A noite cai e a temperatura não parece baixar, o ar continua húmido, pegajoso, lembra os entardeceres da República Dominicana aos quais só lhes falta o mar e as palmeiras. O resto existe, o calor e a sensação de que precisamos de outro banho cinco minutos depois de termos saído de debaixo do duche. Há um contraste incrível, uma diferença enorme entre a Polónia de inverno e a Polónia de verão. Do frio ártico que varre o país, das massas de ar polar que assolam a Europa Central e que nos fazem tiritar na rua, castigando-nos com violentos –20º ou –25º até ao calor abafado que obriga as pessoas a estufar debaixo de 30º ou até 35º, uma diferença de temperatura na casa dos 60 graus, coisa absurda. Os roupeiros têm de ser maiores para albergarem tanta roupa de inverno, de verão e de meia-estação que faz falta, casacos, sobretudos e blusões dividem a camarata com as t-shirts, camisolas e camisas mais frescas. O curioso é que, ao contrário do que se passa(va) na casa dos meus pais em Faro, não se pode tirar a roupa de inverno de lugar para colocar a de verão quando a estação muda porque não se sabe quando uma gabardina vai ser necessária em pleno julho ou um casaco mais forte vai fazer falta nos fins de tarde mais frescos de agosto. Temos de reservar um espaço imenso em casa para guardar toda a roupa, todos os sapatos e botas, todos os calções e gorros muitas vezes na mesma gaveta, uma tarefa interessante se tivermos em consideração a pequenez da maioria dos apartamentos de Varsóvia, pelos menos aqueles que pertencem aos meus amigos que por não nadarem em dinheiro têm de viver em áreas mais módicas.
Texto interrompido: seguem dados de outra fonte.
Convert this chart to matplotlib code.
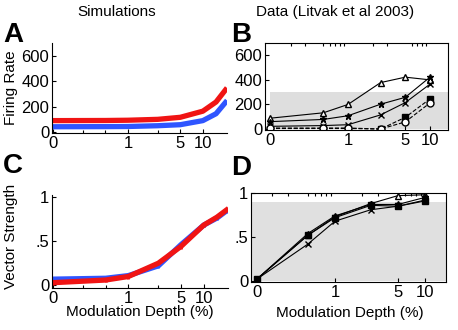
import matplotlib
matplotlib.use("Agg")
import matplotlib.pyplot as plt
from matplotlib.ticker import FixedLocator, NullFormatter, LogLocator

plt.rcParams['font.family'] = ['Liberation Sans', 'DejaVu Sans']
plt.rcParams['font.size'] = 11

# simulations (panels A and C)
sim_depth = [0, 0.5, 1, 2.5, 5, 10, 15, 20]
sim_rate_red = [92, 93, 95, 102, 118, 166, 238, 332]
sim_rate_blue = [44, 45, 46, 52, 60, 92, 146, 234]
sim_vs_red = [0.03, 0.06, 0.10, 0.25, 0.44, 0.68, 0.77, 0.85]
sim_vs_blue = [0.07, 0.08, 0.11, 0.22, 0.46, 0.68, 0.76, 0.84]

# Litvak et al 2003 data (panels B and D)
data_depth = [0, 0.5, 1, 2.5, 5, 10]
rate_tri = [88, 132, 200, 378, 422, 400]
rate_star = [60, 78, 108, 202, 258, 422]
rate_x = [22, 28, 35, 115, 215, 365]
rate_sq = [4, 4, 4, 0, 95, 245]
rate_circ = [8, 8, 8, 0, 58, 212]
vs_tri = [0.02, 0.52, 0.73, 0.88, 0.97, 0.98]
vs_star = [0.02, 0.54, 0.74, 0.87, 0.87, 0.95]
vs_x = [0.02, 0.42, 0.68, 0.81, 0.85, 0.92]
vs_sq = [0.02, 0.52, 0.72, 0.86, 0.85, 0.91]

tick_vals = [0, 1, 5, 10]
tick_text = ['0', '1', '5', '10']

RED = '#f01414'
BLUE = '#2f55ff'


def xpos(vals, zero):
    # log axis: the "0" depth is drawn at a stand-in position
    return [zero if v == 0 else v for v in vals]


def setup_x(ax, zero, xlim, box):
    ax.set_xscale('log')
    ax.set_xlim(*xlim)
    ax.xaxis.set_major_locator(FixedLocator(xpos(tick_vals, zero)))
    ax.set_xticklabels(tick_text)
    ax.tick_params(which='both', direction='in', length=3, width=0.8, pad=2,
                   labelsize=12)
    ax.tick_params(which='minor', length=2)
    if box:
        ax.xaxis.set_minor_locator(LogLocator(subs=[2, 3, 5, 6, 7, 8, 9]))
        ax.xaxis.set_minor_formatter(NullFormatter())
        ax.tick_params(which='minor', bottom=False, top=True)
        ax.tick_params(which='major', top=False)
    else:
        ax.xaxis.set_minor_locator(FixedLocator([0.25, 0.5, 2.5]))
        ax.xaxis.set_minor_formatter(NullFormatter())
        for s in ['top', 'right']:
            ax.spines[s].set_visible(False)


fig = plt.figure(figsize=(4.58, 3.30), dpi=100)
W, H = 458.0, 330.0


def add_ax(l, t, r, b):
    return fig.add_axes([l / W, 1 - b / H, (r - l) / W, (b - t) / H])


# ---- A: simulated firing rate
axA = add_ax(52, 43, 227, 133)
axA.plot(xpos(sim_depth, 0.1), sim_rate_red, color=RED, lw=3.8)
axA.plot(xpos(sim_depth, 0.1), sim_rate_blue, color=BLUE, lw=3.8)
axA.set_ylim(-5, 700)
axA.set_yticks([0, 200, 400, 600])
setup_x(axA, 0.1, (0.097, 21), box=False)

# ---- B: data firing rate
axB = add_ax(265, 43, 448, 130)
zB = 0.112
axB.axhspan(0, 300, xmin=0.03, xmax=1, color='#dedede', lw=0, zorder=0)
kw = dict(color='black', lw=0.8, ms=5)
axB.plot(xpos(data_depth, zB), rate_tri, marker='^', mfc='white', **kw)
axB.plot(xpos(data_depth, zB), rate_star, marker='*', **kw)
axB.plot(xpos(data_depth, zB), rate_x, marker='x', **kw)
axB.plot(xpos(data_depth, zB), rate_sq, marker='s', ls='--', **kw)
axB.plot(xpos(data_depth, zB), rate_circ, marker='o', mfc='white', ls='--', **kw)
axB.set_ylim(-8, 700)
axB.set_yticks([0, 200, 400, 600])
setup_x(axB, zB, (0.097, 16.6), box=True)

# ---- C: simulated vector strength
axC = add_ax(52, 195, 228, 288)
axC.errorbar(xpos(sim_depth, 0.1), sim_vs_blue, yerr=0.025, color=BLUE, lw=3.8,
             capsize=0, elinewidth=2)
axC.errorbar(xpos(sim_depth, 0.1), sim_vs_red, yerr=0.025, color=RED, lw=3.8,
             capsize=0, elinewidth=2)
axC.set_ylim(-0.03, 1.02)
axC.set_yticks([0, 0.5, 1])
axC.set_yticklabels(['0', '.5', '1'])
setup_x(axC, 0.1, (0.097, 21), box=False)

# ---- D: data vector strength
axD = add_ax(251, 193, 446, 282)
zD = 0.135
axD.axhspan(0, 0.9, color='#e0e0e0', lw=0, zorder=0)
axD.plot(xpos(data_depth, zD), vs_tri, marker='^', mfc='white', **kw)
axD.plot(xpos(data_depth, zD), vs_star, marker='*', **kw)
axD.plot(xpos(data_depth, zD), vs_x, marker='x', **kw)
axD.plot(xpos(data_depth, zD), vs_sq, marker='s', **kw)
axD.set_ylim(-0.01, 1.0)
axD.set_yticks([0, 0.5, 1])
axD.set_yticklabels(['0', '.5', '1'])
setup_x(axD, zD, (0.117, 17.1), box=True)

# titles, labels and panel letters
fig.text(117 / W, 1 - 12 / H, 'Simulations', ha='center', va='center')
fig.text(335 / W, 1 - 12 / H, 'Data (Litvak et al 2003)', ha='center', va='center')
fig.text(11 / W, 1 - 88 / H, 'Firing Rate', rotation=90, ha='center', va='center')
fig.text(11 / W, 1 - 236 / H, 'Vector Strength', rotation=90, ha='center', va='center')
fig.text(140 / W, 1 - 312 / H, 'Modulation Depth (%)', ha='center', va='center')
fig.text(350 / W, 1 - 313 / H, 'Modulation Depth (%)', ha='center', va='center')
for letter, x, y in [('A', 3, 35), ('B', 231, 35), ('C', 3, 166), ('D', 231, 168)]:
    fig.text(x / W, 1 - y / H, letter, fontsize=20, fontweight='bold', va='center')

fig.savefig('out.png', dpi=100)
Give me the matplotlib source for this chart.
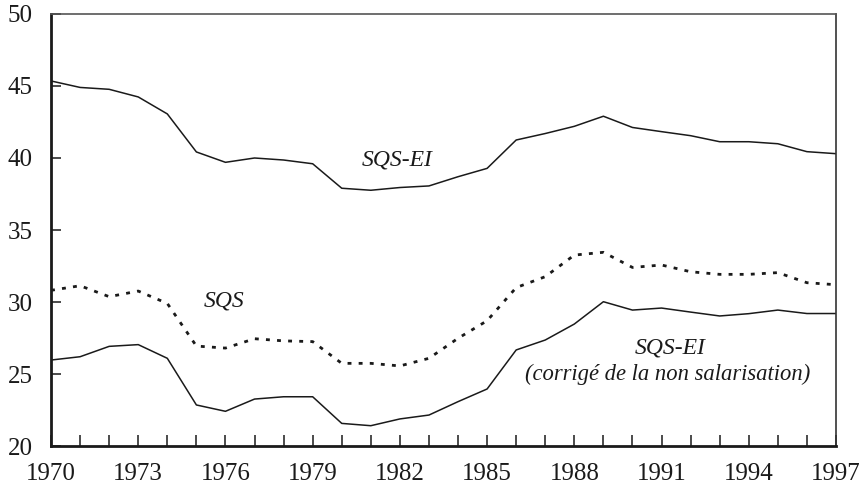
"""Taux de marge : SQS, SQS-EI et SQS-EI corrigé de la non salarisation, 1970-1997."""

import matplotlib

matplotlib.use("Agg")
import matplotlib.pyplot as plt
from matplotlib.ticker import MultipleLocator

plt.rcParams["font.family"] = ["Liberation Serif", "DejaVu Serif"]

years = list(range(1970, 1998))
year_ticks = list(range(1970, 1998, 3))

sqs_ei = [45.35, 44.9, 44.77, 44.24, 43.06, 40.42, 39.7, 40.0, 39.86, 39.6,
          37.9, 37.76, 37.95, 38.06, 38.7, 39.28, 41.25, 41.7, 42.2, 42.9,
          42.12, 41.83, 41.55, 41.13, 41.13, 40.99, 40.44, 40.3]

sqs = [30.81, 31.13, 30.37, 30.76, 29.9, 26.94, 26.8, 27.45, 27.3, 27.25,
       25.74, 25.74, 25.56, 26.09, 27.48, 28.7, 31.0, 31.76, 33.26, 33.45,
       32.4, 32.57, 32.1, 31.92, 31.92, 32.04, 31.34, 31.2]

sqs_ei_corr = [25.97, 26.2, 26.92, 27.04, 26.09, 22.85, 22.41, 23.26, 23.42, 23.42,
               21.57, 21.41, 21.88, 22.15, 23.08, 23.96, 26.67, 27.36, 28.47, 30.02,
               29.44, 29.58, 29.3, 29.03, 29.19, 29.44, 29.2, 29.2]

ink = "#1a1a1a"

fig = plt.figure(figsize=(8.62, 4.98), dpi=100)
ax = fig.add_axes([0.0592, 0.1044, 0.9106, 0.8675])

ax.plot(years, sqs_ei, color=ink, linewidth=1.1)
ax.plot(years, sqs, color=ink, linewidth=2.0, linestyle=(0, (1.4, 2.6)))
ax.plot(years, sqs_ei_corr, color=ink, linewidth=1.1)

ax.text(1981.9, 39.85, "SQS-EI", style="italic", fontsize=17, ha="center", va="center", color=ink)
ax.text(1975.95, 30.1, "SQS", style="italic", fontsize=17, ha="center", va="center", color=ink)
ax.text(1991.3, 26.8, "SQS-EI", style="italic", fontsize=17, ha="center", va="center", color=ink)
ax.text(1991.2, 24.95, "(corrigé de la non salarisation)", style="italic", fontsize=16.3,
        ha="center", va="center", color=ink)

ax.set_xlim(1970, 1997)
ax.set_ylim(20, 50)
ax.set_xticks(year_ticks)
ax.xaxis.set_minor_locator(MultipleLocator(1))
ax.yaxis.set_major_locator(MultipleLocator(5))

ax.tick_params(axis="both", which="both", direction="in", colors=ink, labelsize=18)
ax.tick_params(axis="x", which="both", length=8, width=1.1, pad=12)
ax.tick_params(axis="y", which="major", length=7, width=1.1, pad=13)
ax.tick_params(top=False, right=False)

ax.spines["left"].set_linewidth(2.0)
ax.spines["bottom"].set_linewidth(2.0)
ax.spines["left"].set_color(ink)
ax.spines["bottom"].set_color(ink)
ax.spines["top"].set_linewidth(1.2)
ax.spines["top"].set_color("#555555")
ax.spines["right"].set_linewidth(1.2)
ax.spines["right"].set_color("#333333")

fig.savefig("out.png", dpi=100)
plt.close(fig)
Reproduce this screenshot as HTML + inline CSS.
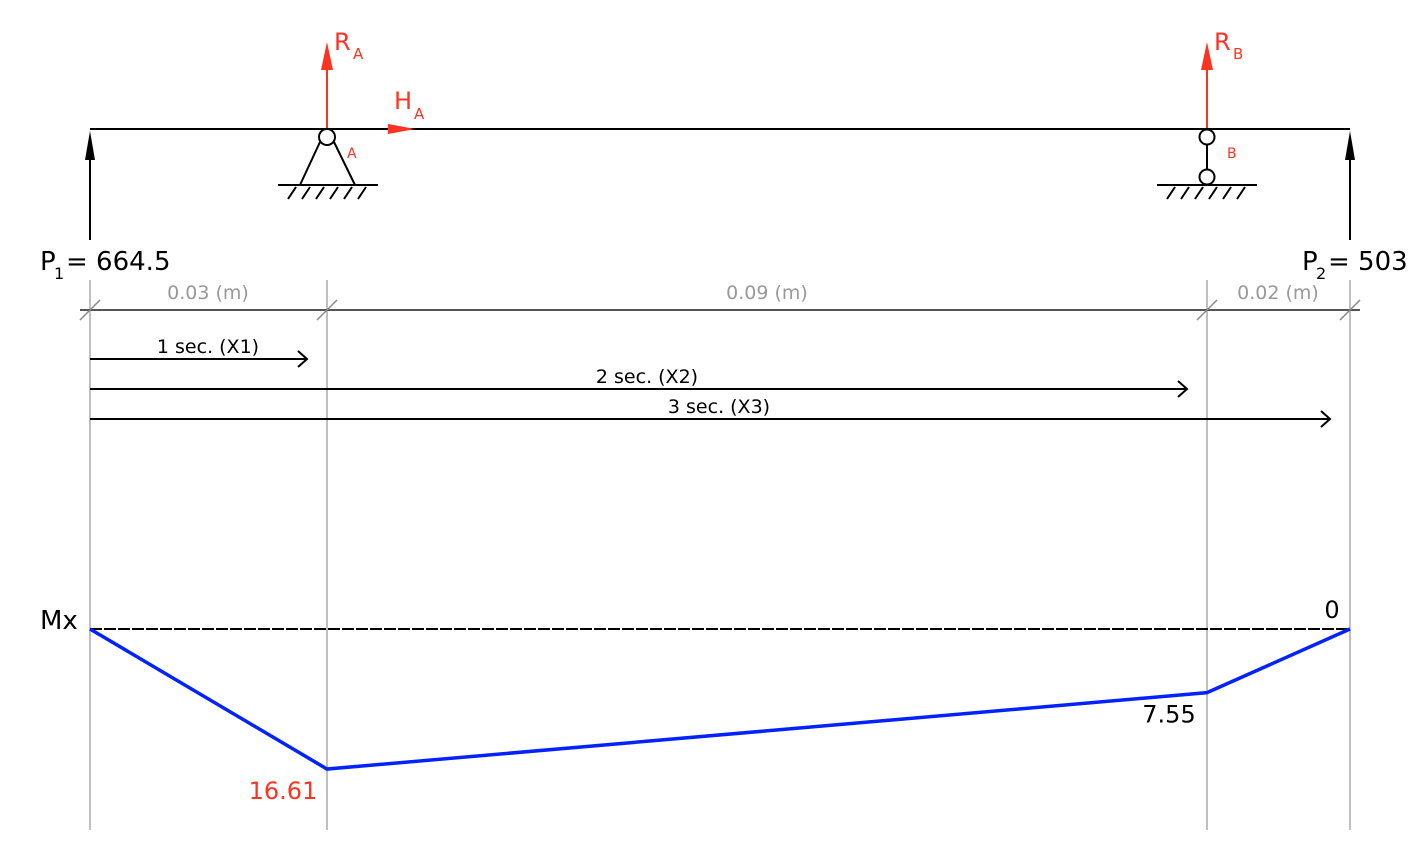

Estas condições climatéricas são ideais para grandes trovoadas de verão, tempestades terríveis que assolam toda a Polónia sem deixarem nenhuma pedra por levantar. Há pessoas que não se importam com trovoadas, há mesmo que se ponha à janela para assistir ao espetáculo mas eu não sou desses, não gosto de trovoadas como já referi em artigos anteriores. Os entendidos dizem que as fobias tratam-se com a exposição contínua à fonte do medo, não que eu tenha medo de trovoadas – prefiro chamar-lhe respeito. Acho que algo semelhante me está a acontecer visto que quando a tempestade de aproxima e quando a banda de trovões anuncia a sua chegada não me enervo tanto como antigamente. Quatro anos a conviver com estas situações já me dão algum calo e não me irrito tão facilmente. Mas há um problema que permanece e para o qual eu não hei-de ter remédio, é o horário que as malditas escolhem para aparecer, raramente durante o período de tempo que passo no trabalho, concentrado demais para ouvir e ver o que quer que seja, mas sempre alguns minutos depois da meia-noite, hora em que habitualmente toca a recolher na minha casa. Às vezes até chegam mais tarde, deixam que eu adormeça embalado pela brisa que sopra entre os ramos dos teixos que tenho em frente à varanda, a corrente fresquinha que passa de janela em janela e ajuda a cair no sono, mas depois entram ventanias vigorosas e repentinas que batem portas e vidros, explosões ensurdecedoras, clarões arrepiantes e olhinhos bem abertos porque não há quem consiga dormir com tanto barulho, tenho de me levantar para fechar as janelas porque batem nos caixilhos com tanta força que podem quebrar-se a qualquer momento. Acho que a Natureza faz de propósito, uma sinfonia de trovões, uma revolução que eclode quando a cidade está mais pacífica, mais tranquila, mais silenciosa. Parece que é para lembrar do sítio onde estamos, Varsóvia, onde nada surge fácil, tudo é obtido a duras penas, nada é ganho sem suarmos as estopinhas. Segunda-feira é por hábito o dia mais complicado da semana, pois eis uma trovoada épica durante a madrugada para começarmos bem a jornada, de bom espírito e motivados para o trabalho.
Nem quando os dias parecem bonitos Varsóvia nos faz a vida fácil.